▶ [WORK INSTRUCTIONS]: Reproduce each line from the records that holds "this".

▶ [Source code of charts]:
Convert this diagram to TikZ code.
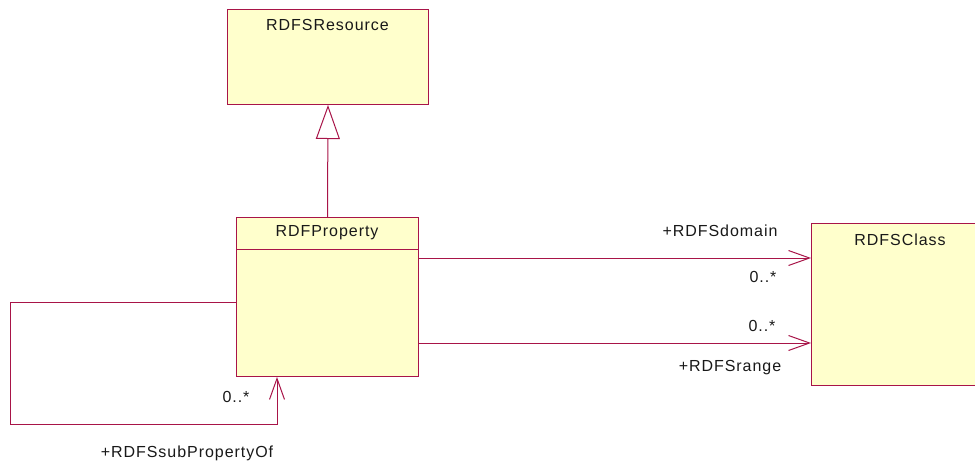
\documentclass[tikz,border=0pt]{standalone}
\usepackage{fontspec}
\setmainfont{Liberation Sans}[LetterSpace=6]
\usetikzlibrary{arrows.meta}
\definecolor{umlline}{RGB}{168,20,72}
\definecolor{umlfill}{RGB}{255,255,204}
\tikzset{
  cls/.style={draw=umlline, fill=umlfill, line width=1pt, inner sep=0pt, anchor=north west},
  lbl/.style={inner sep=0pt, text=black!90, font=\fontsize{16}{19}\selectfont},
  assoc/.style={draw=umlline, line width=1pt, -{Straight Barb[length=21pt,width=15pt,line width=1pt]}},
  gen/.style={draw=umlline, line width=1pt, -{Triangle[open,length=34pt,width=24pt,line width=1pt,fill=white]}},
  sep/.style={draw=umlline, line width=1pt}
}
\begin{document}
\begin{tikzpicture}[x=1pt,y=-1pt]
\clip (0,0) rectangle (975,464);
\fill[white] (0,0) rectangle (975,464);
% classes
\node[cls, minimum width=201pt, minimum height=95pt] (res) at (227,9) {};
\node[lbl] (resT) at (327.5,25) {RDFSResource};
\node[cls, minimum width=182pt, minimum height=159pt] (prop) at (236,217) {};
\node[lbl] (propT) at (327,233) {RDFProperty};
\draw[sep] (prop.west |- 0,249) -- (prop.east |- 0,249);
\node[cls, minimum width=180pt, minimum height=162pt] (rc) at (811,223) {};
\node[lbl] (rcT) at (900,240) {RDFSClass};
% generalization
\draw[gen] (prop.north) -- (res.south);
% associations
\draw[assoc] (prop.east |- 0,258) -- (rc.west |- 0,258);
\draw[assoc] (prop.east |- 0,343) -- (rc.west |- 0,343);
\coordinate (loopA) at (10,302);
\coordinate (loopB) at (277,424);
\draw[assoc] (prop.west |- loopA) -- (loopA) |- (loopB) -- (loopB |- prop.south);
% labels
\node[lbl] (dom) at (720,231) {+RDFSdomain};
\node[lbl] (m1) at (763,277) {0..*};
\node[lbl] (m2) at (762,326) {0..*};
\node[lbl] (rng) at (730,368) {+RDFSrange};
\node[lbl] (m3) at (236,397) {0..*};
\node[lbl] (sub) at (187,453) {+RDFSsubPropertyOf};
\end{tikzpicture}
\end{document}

* * *

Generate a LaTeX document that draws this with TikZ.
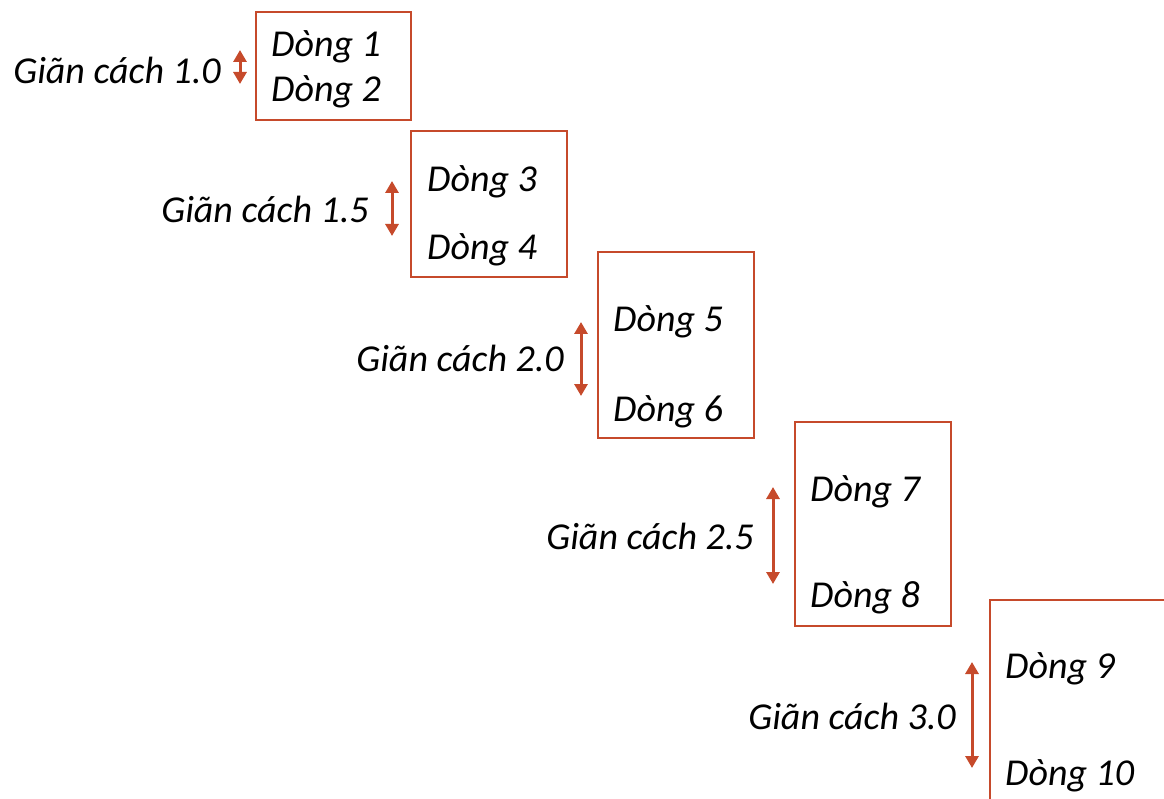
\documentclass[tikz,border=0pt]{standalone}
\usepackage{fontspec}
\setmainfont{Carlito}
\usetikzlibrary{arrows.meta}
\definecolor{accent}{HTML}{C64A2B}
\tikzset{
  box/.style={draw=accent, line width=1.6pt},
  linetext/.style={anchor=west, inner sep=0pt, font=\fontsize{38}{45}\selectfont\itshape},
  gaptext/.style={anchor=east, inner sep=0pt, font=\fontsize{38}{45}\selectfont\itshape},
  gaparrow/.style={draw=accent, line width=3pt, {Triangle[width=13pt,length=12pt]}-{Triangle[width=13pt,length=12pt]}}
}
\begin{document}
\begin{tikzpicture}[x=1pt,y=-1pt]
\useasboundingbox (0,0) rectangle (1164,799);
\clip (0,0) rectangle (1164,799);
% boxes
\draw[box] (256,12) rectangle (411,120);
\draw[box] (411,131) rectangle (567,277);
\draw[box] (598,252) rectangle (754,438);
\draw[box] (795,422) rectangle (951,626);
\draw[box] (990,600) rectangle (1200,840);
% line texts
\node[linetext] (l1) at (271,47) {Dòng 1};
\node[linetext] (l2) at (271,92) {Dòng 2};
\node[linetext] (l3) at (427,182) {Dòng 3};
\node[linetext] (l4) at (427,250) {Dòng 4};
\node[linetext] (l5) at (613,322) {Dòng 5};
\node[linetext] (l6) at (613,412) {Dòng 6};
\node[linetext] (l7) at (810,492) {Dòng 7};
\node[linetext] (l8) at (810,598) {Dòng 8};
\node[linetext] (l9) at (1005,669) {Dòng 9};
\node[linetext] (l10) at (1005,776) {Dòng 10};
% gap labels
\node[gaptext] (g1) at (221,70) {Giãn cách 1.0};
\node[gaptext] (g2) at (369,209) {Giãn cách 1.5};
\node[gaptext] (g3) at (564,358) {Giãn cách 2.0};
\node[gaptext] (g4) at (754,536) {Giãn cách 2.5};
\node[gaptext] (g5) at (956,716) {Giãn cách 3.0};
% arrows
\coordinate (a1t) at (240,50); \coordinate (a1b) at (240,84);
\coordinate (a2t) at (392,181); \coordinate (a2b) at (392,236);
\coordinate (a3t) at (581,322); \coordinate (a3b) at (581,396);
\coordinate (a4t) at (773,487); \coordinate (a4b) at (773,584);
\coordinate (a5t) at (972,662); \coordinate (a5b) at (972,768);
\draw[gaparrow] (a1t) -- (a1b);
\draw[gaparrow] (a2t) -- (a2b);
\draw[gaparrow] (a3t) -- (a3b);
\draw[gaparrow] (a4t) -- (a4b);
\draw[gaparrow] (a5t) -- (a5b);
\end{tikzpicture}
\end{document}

▶ [SOLVED PROBLEM]:
Convert this diagram to TikZ code.
Generate a LaTeX document that draws this with TikZ.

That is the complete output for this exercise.